(Foto: Jorge Cerdán / GEC)
(Foto: Jorge Cerdán / GEC)

Según todas las encuestas, la inseguridad ciudadana es una de las principales preocupaciones que actualmente tiene la ciudadanía. No es para menos; en algunos distritos y capitales regionales a lo largo del país, hasta da miedo salir a la calle por la noche. Los asaltos, los arrebatos, la violencia callejera y las conductas criminales en las pistas están a la orden del día.

¿Y cómo pretende enfrentarla el gobierno? Según han manifestado sus voceros, nada menos que replicando el modelo de las rondas campesinas, convirtiéndolas en así llamadas ‘rondas urbanas’ para que enfrenten el crimen en las ciudades.

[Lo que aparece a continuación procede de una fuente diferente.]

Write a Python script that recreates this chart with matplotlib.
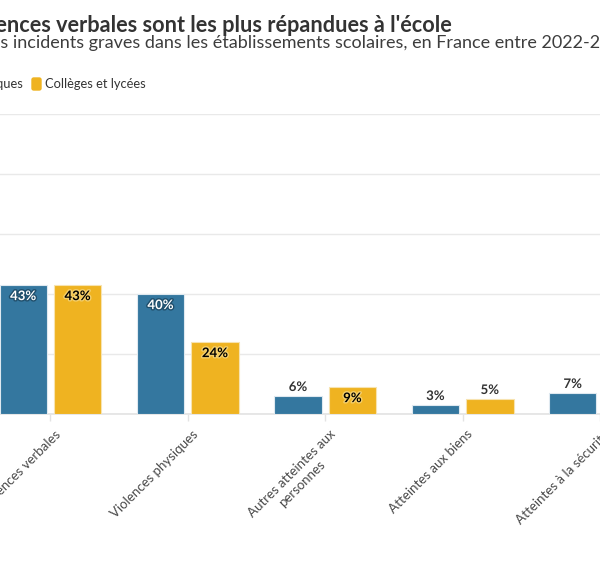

En buena cuenta, serían milicias que podrían ser usadas para otros fines, como se ha visto antes en Venezuela, Cuba y Nicaragua. La propuesta sonó, en principio, como una improvisación –sello de fábrica del Ejecutivo– del premier Aníbal Torres para salir del paso cuando se le preguntó sobre la delincuencia en ascenso. Sin embargo, él mismo se ha encargado de confirmarla y difundirla entusiastamente, sin que le tiemble un músculo del rostro, en los últimos días.

Para empezar, el gobierno está tan perdido que ni siquiera tiene noción de cómo surgieron históricamente las rondas, para desarrollar qué funciones específicas y, sobre todo, cuáles fueron los horrendos abusos, violatorios de los derechos humanos, que, en determinado momento y en zonas específicas, llegaron a convertir en práctica habitual.

Esa supuesta ‘justicia popular’ que se pretende aplicar en poblados urbanos fue un recurso que se justificaba allí donde al Estado y sus fuerzas de seguridad les costaba imponer ley y las propias comunidades se tuvieron que organizar para defenderse, sea de delincuentes comunes –abigeos, violadores, rateros de poca monta– o, como en las últimas décadas del siglo pasado, ya con entrenamiento y apoyo militar, de la vesania terrorista de Sendero Luminoso y el MRTA.

Lo que nos lleva al segundo problema, plantear esto como solución a la ola delictiva es admitir el rotundo fracaso de las políticas de orden interno, una de las principales tareas del Estado en cualquier país civilizado. Una evidencia adicional de que el recambio de gestión gubernamental es más urgente que nunca.

Eso sí, sorprende, por otro lado, que las organizaciones de derechos humanos no hayan elevado la voz de protesta ante tan peligroso despropósito.